**Exercise details**
Word for word, quote all of the material, omitting the pictures.

---------- Given material

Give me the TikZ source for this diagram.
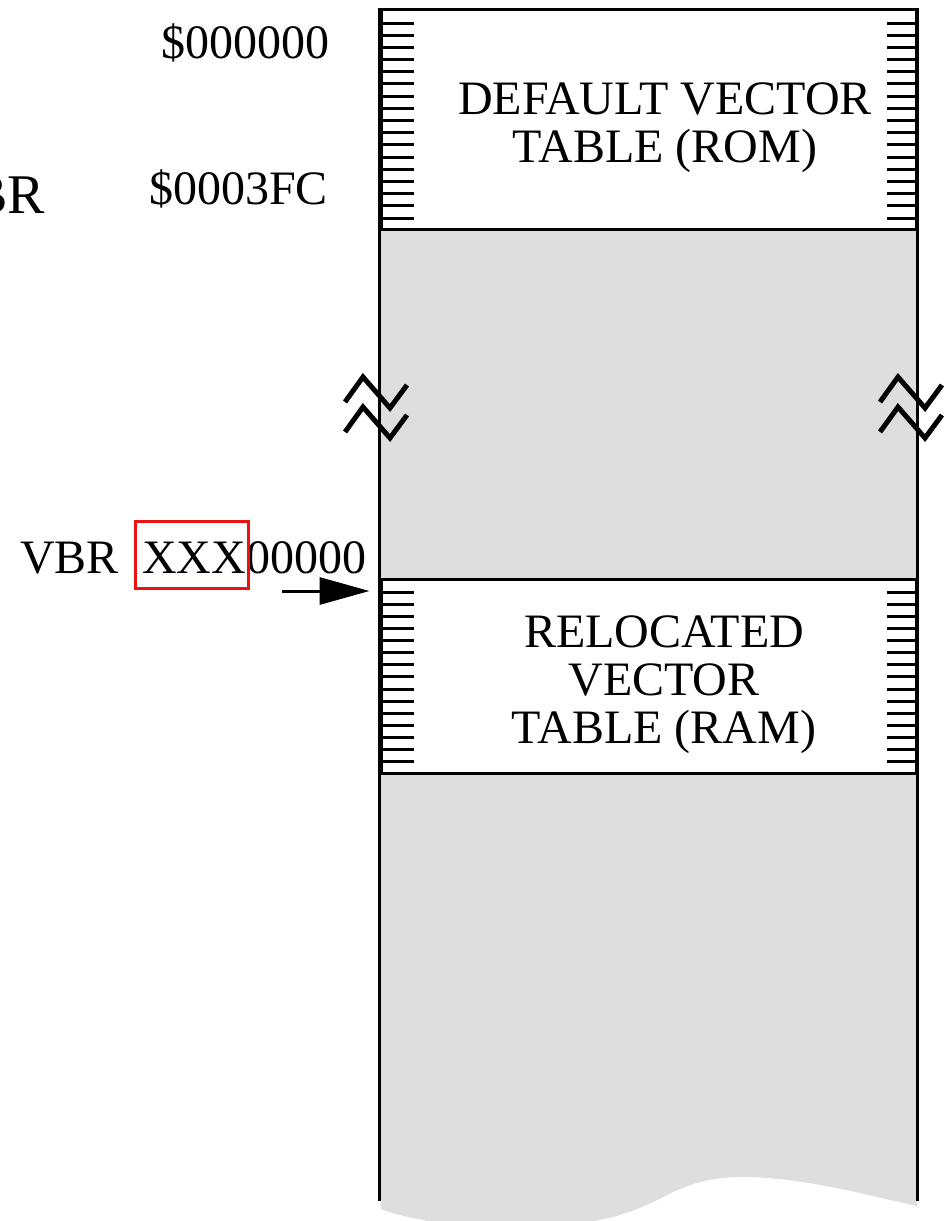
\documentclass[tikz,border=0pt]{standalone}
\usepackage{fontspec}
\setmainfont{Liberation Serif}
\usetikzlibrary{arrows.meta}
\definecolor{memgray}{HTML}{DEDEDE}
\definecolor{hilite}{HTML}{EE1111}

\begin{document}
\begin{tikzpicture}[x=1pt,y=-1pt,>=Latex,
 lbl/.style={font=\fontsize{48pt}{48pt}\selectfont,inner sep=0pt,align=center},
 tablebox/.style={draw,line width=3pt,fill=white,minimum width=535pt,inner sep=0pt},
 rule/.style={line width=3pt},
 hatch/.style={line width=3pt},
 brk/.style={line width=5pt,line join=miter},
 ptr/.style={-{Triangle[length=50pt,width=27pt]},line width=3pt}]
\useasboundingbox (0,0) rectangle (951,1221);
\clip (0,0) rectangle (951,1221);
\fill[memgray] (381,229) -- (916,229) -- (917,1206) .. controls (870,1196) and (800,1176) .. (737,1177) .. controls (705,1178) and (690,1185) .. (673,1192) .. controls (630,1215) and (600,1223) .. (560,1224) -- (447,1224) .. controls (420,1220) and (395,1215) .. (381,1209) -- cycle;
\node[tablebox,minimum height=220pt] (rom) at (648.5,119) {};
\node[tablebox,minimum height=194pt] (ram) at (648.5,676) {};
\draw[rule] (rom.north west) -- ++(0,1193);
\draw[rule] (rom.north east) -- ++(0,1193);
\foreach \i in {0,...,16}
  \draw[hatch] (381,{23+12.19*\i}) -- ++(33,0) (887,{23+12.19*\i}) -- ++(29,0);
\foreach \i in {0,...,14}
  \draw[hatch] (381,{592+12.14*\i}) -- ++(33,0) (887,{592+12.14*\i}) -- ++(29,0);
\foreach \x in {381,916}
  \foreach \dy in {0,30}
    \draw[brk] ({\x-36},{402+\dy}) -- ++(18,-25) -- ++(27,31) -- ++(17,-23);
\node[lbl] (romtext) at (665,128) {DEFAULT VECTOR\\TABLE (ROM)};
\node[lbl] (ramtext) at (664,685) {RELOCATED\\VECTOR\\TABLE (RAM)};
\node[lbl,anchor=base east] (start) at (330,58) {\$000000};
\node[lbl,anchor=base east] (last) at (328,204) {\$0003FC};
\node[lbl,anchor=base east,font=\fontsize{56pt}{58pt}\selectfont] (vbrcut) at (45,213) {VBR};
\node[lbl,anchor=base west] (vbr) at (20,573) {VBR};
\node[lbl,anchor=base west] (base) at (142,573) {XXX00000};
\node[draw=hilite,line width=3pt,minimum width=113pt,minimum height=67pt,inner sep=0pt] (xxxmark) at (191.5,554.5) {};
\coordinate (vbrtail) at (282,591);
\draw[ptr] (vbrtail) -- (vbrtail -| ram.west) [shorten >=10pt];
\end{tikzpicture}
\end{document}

--------------------

**Task result**
Give me the TikZ source for this diagram.
\documentclass[tikz,border=0pt]{standalone}
\usepackage{fontspec}
\setmainfont{Liberation Serif}
\usetikzlibrary{arrows.meta}
\definecolor{memgray}{HTML}{DEDEDE}
\definecolor{hilite}{HTML}{EE1111}

\begin{document}
\begin{tikzpicture}[x=1pt,y=-1pt,>=Latex,
 lbl/.style={font=\fontsize{48pt}{48pt}\selectfont,inner sep=0pt,align=center},
 tablebox/.style={draw,line width=3pt,fill=white,minimum width=535pt,inner sep=0pt},
 rule/.style={line width=3pt},
 hatch/.style={line width=3pt},
 brk/.style={line width=5pt,line join=miter},
 ptr/.style={-{Triangle[length=50pt,width=27pt]},line width=3pt}]
\useasboundingbox (0,0) rectangle (951,1221);
\clip (0,0) rectangle (951,1221);
\fill[memgray] (381,229) -- (916,229) -- (917,1206) .. controls (870,1196) and (800,1176) .. (737,1177) .. controls (705,1178) and (690,1185) .. (673,1192) .. controls (630,1215) and (600,1223) .. (560,1224) -- (447,1224) .. controls (420,1220) and (395,1215) .. (381,1209) -- cycle;
\node[tablebox,minimum height=220pt] (rom) at (648.5,119) {};
\node[tablebox,minimum height=194pt] (ram) at (648.5,676) {};
\draw[rule] (rom.north west) -- ++(0,1193);
\draw[rule] (rom.north east) -- ++(0,1193);
\foreach \i in {0,...,16}
  \draw[hatch] (381,{23+12.19*\i}) -- ++(33,0) (887,{23+12.19*\i}) -- ++(29,0);
\foreach \i in {0,...,14}
  \draw[hatch] (381,{592+12.14*\i}) -- ++(33,0) (887,{592+12.14*\i}) -- ++(29,0);
\foreach \x in {381,916}
  \foreach \dy in {0,30}
    \draw[brk] ({\x-36},{402+\dy}) -- ++(18,-25) -- ++(27,31) -- ++(17,-23);
\node[lbl] (romtext) at (665,128) {DEFAULT VECTOR\\TABLE (ROM)};
\node[lbl] (ramtext) at (664,685) {RELOCATED\\VECTOR\\TABLE (RAM)};
\node[lbl,anchor=base east] (start) at (330,58) {\$000000};
\node[lbl,anchor=base east] (last) at (328,204) {\$0003FC};
\node[lbl,anchor=base east,font=\fontsize{56pt}{58pt}\selectfont] (vbrcut) at (45,213) {VBR};
\node[lbl,anchor=base west] (vbr) at (20,573) {VBR};
\node[lbl,anchor=base west] (base) at (142,573) {XXX00000};
\node[draw=hilite,line width=3pt,minimum width=113pt,minimum height=67pt,inner sep=0pt] (xxxmark) at (191.5,554.5) {};
\coordinate (vbrtail) at (282,591);
\draw[ptr] (vbrtail) -- (vbrtail -| ram.west) [shorten >=10pt];
\end{tikzpicture}
\end{document}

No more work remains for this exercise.